Illustration for article titled Work Horse On Ice

Dig this day-in-the-life story about Gordie Howe from 1959. Written by the great W.C. Heinz for the Saturday Evening Post:

Skating onto the ice on this night, however, he had not scored in six games, although he had set up five goals with assists. For most of this game it appeared that he would be shut out again, for although the Red Wings went ahead, 1 to 0, in the first period, and led, 3 to 1, at the end of the second, his chances were few and marked by frustration.

In the third minute of the first period he rode Ed Shack, the Ranger rookie wing, off the puck in front of the New York net, but in doing so he overskated it. In the twelfth minute he knocked a high puck down just inside the Ranger blue line, stick-handled it around John Hanna, the Ranger defense man, shifted Gump Worsley, the Ranger goalie, with a fake to the right and then hit the other post with his shot.

"You have to accept those things," he said later. "A couple of years ago I had twenty-two posts by Christmas, and I think I still led the league in goals that year."

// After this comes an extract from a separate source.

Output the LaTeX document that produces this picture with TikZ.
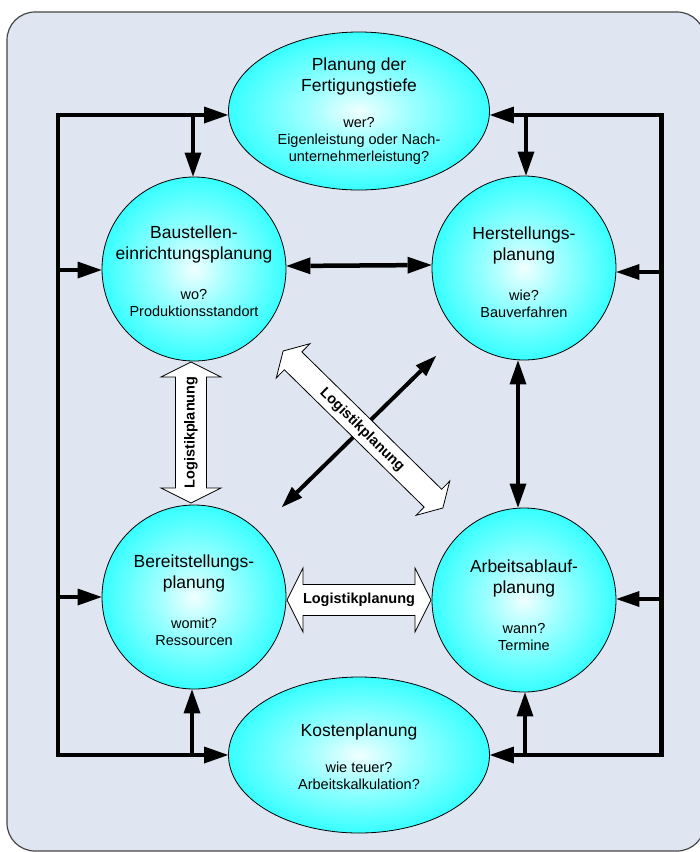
\documentclass[tikz,border=0pt]{standalone}
\usepackage{fontspec}
\setmainfont{Liberation Sans}
\usetikzlibrary{arrows.meta,shapes.geometric,calc}

\definecolor{panel}{RGB}{224,230,241}
\definecolor{panelrule}{RGB}{70,70,70}

% cyan ball with a pale centre
\pgfdeclareradialshading{glow}{\pgfpoint{0bp}{0bp}}{%
  rgb(0bp)=(0.94,1,1); rgb(10bp)=(0.62,1,1); rgb(33bp)=(0,1,1); rgb(50bp)=(0,1,1)}

\newcommand\headfont{\fontsize{17.5}{21}\selectfont}
\newcommand\notefont{\fontsize{14.5}{17}\selectfont}

\tikzset{
  ball/.style={circle, draw=black, line width=0.8pt, shading=glow,
    minimum size=184pt, inner sep=0pt},
  egg/.style={ellipse, draw=black, line width=0.8pt, shading=glow,
    minimum width=261pt, minimum height=158pt, inner sep=0pt},
  caption/.style={align=center, inner sep=0pt, font=\notefont},
  flow/.style={line width=4.5pt, line join=miter,
    -{Triangle[length=24pt,width=17pt,line width=0pt]}},
  thinflow/.style={line width=3.5pt,
    -{Triangle[length=23pt,width=16pt,line width=0pt]}},
  both/.style={line width=4.5pt,
    {Triangle[length=24pt,width=17pt,line width=0pt]}-{Triangle[length=24pt,width=17pt,line width=0pt]}},
  slimboth/.style={line width=4pt,
    {Triangle[length=21pt,width=15pt,line width=0pt]}-{Triangle[length=21pt,width=15pt,line width=0pt]}},
  blockarrow/.style={draw=black, fill=white, line width=0.8pt, line join=miter},
  blocktext/.style={font=\bfseries\notefont, inner sep=0pt}
}

\begin{document}
\begin{tikzpicture}[x=1pt,y=-1pt]
\useasboundingbox (0,0) rectangle (700,852);
\clip (0,0) rectangle (700,852);
\fill[white] (0,0) rectangle (700,852);

% panel
\draw[panelrule, line width=1.2pt, fill=panel, rounded corners=28pt]
  (7,12) rectangle (705,851);

% planning fields
\node[egg]  (top) at (359,111) {};
\node[ball] (bau) at (194,269) {};
\node[ball] (her) at (524,268) {};
\node[ball] (ber) at (194,597) {};
\node[ball] (arb) at (524,600) {};
\node[egg, minimum height=156pt] (kos) at (359,755) {};

\node[caption] (top-text) at (359,111.4)
  {{\headfont Planung der}\\[4pt]{\headfont Fertigungstiefe}\\[19.5pt]wer?\\Eigenleistung oder Nach-\\unternehmerleistung?};
\node[caption] (bau-text) at (194,271.1)
  {{\headfont Baustellen-}\\[4pt]{\headfont einrichtungsplanung}\\[23pt]wo?\\Produktionsstandort};
\node[caption] (her-text) at (524,272)
  {{\headfont Herstellungs-}\\[4pt]{\headfont planung}\\[23pt]wie?\\Bauverfahren};
\node[caption] (ber-text) at (194,600.1)
  {{\headfont Bereitstellungs-}\\[4pt]{\headfont planung}\\[23pt]womit?\\Ressourcen};
\node[caption] (arb-text) at (524,605.1)
  {{\headfont Arbeitsablauf-}\\[4pt]{\headfont planung}\\[23pt]wann?\\Termine};
\node[caption] (kos-text) at (359,756.9)
  {{\headfont Kostenplanung}\\[19.5pt]wie teuer?\\Arbeitskalkulation?};

% outer feedback loop
\coordinate (tl) at (58,115);
\coordinate (bl) at (58,755);
\coordinate (tr) at (661.5,115);
\coordinate (br) at (661.5,755);

\draw[flow] (bl) -- (tl) -- (tl -| top.west);
\draw[flow] (tl) -- (bl) -- (bl -| kos.west);
\draw[flow] (br) -- (tr) -- (tr -| top.east);
\draw[flow] (tr) -- (br) -- (br -| kos.east);

\coordinate (tlb) at (193,115);
\coordinate (blb) at (192,755);
\coordinate (trb) at (526,115);
\coordinate (brb) at (525,755);
\draw[flow] (tlb) -- (tlb |- bau.north);
\draw[flow] (blb) -- (blb |- ber.south);
\draw[flow] (trb) -- (trb |- her.north);
\draw[flow] (brb) -- (brb |- arb.south);

\coordinate (lb1) at (58,270);
\coordinate (lb2) at (58,597);
\coordinate (rb1) at (661.5,272);
\coordinate (rb2) at (661.5,599);
\draw[flow] (lb1) -- (lb1 -| bau.west);
\draw[flow] (lb2) -- (lb2 -| ber.west);
\draw[thinflow] (rb1) -- (rb1 -| her.east);
\draw[thinflow] (rb2) -- (rb2 -| arb.east);

% direct links between the fields
\draw[both] ([yshift=3pt]bau.east) -- ([yshift=3pt]her.west);
\draw[both] ([xshift=-6pt]her.south) -- ([xshift=-6pt]arb.north);
\coordinate (dg1) at (282,507);
\coordinate (dg2) at (436,356);
\draw[slimboth] (dg1) -- (dg2);

% logistics block arrows
\begin{scope}[shift={(191,432.5)}, rotate=90]
  \draw[blockarrow] (-70.5,0) -- (-55.5,30) -- (-55.5,15.5) -- (55.5,15.5) -- (55.5,30)
    -- (70.5,0) -- (55.5,-30) -- (55.5,-15.5) -- (-55.5,-15.5) -- (-55.5,-30) -- cycle;
\end{scope}
\node[blocktext, rotate=90] (log-v) at (191,432.5) {Logistikplanung};

\begin{scope}[shift={(359,600)}]
  \draw[blockarrow] (-72,0) -- (-56,32) -- (-56,15.5) -- (56,15.5) -- (56,32)
    -- (72,0) -- (56,-32) -- (56,-15.5) -- (-56,-15.5) -- (-56,-32) -- cycle;
\end{scope}
\node[blocktext] (log-h) at (359,600) {Logistikplanung};

\begin{scope}[shift={(363,429.5)}, rotate=-44.5]
  \draw[blockarrow] (-112,0) -- (-98,24) -- (-98,12.5) -- (98,12.5) -- (98,24)
    -- (112,0) -- (98,-24) -- (98,-12.5) -- (-98,-12.5) -- (-98,-24) -- cycle;
\end{scope}
\node[blocktext, rotate=-44.5] (log-d) at (362,430) {Logistikplanung};
\end{tikzpicture}
\end{document}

In the second minute of the second period his shot off Worsley's pads hit the post again. Six minutes later he stole the puck from Shack just inside the blue line, laid a pass on Ullman's stick, took the return fifteen feet out and was tripped by Bill Gadsby.

On the Red Wing power play he took a pass off the boards from Delvecchio, slapped a high shot from the side that Worsley picked out of the air as it was about to go into the upper left corner. At 19:25 of the period Worsley saved on him again, when the puck hit his right arm.

Through all of this, however, Howe was, as he always is, the workhorse of the Red Wings. He plays between thirty-five and forty minutes of every game, and is on the ice not only with his own line but every time the Red Wings, because of penalties, have a one-man advantage or are one man short. He brings to hockey the same long-striding, seemingly effortless grace that Joe DiMaggio brought to baseball, but each time he came off the ice the sweat was running off his nose and down his cheeks and settling in the creases in his neck.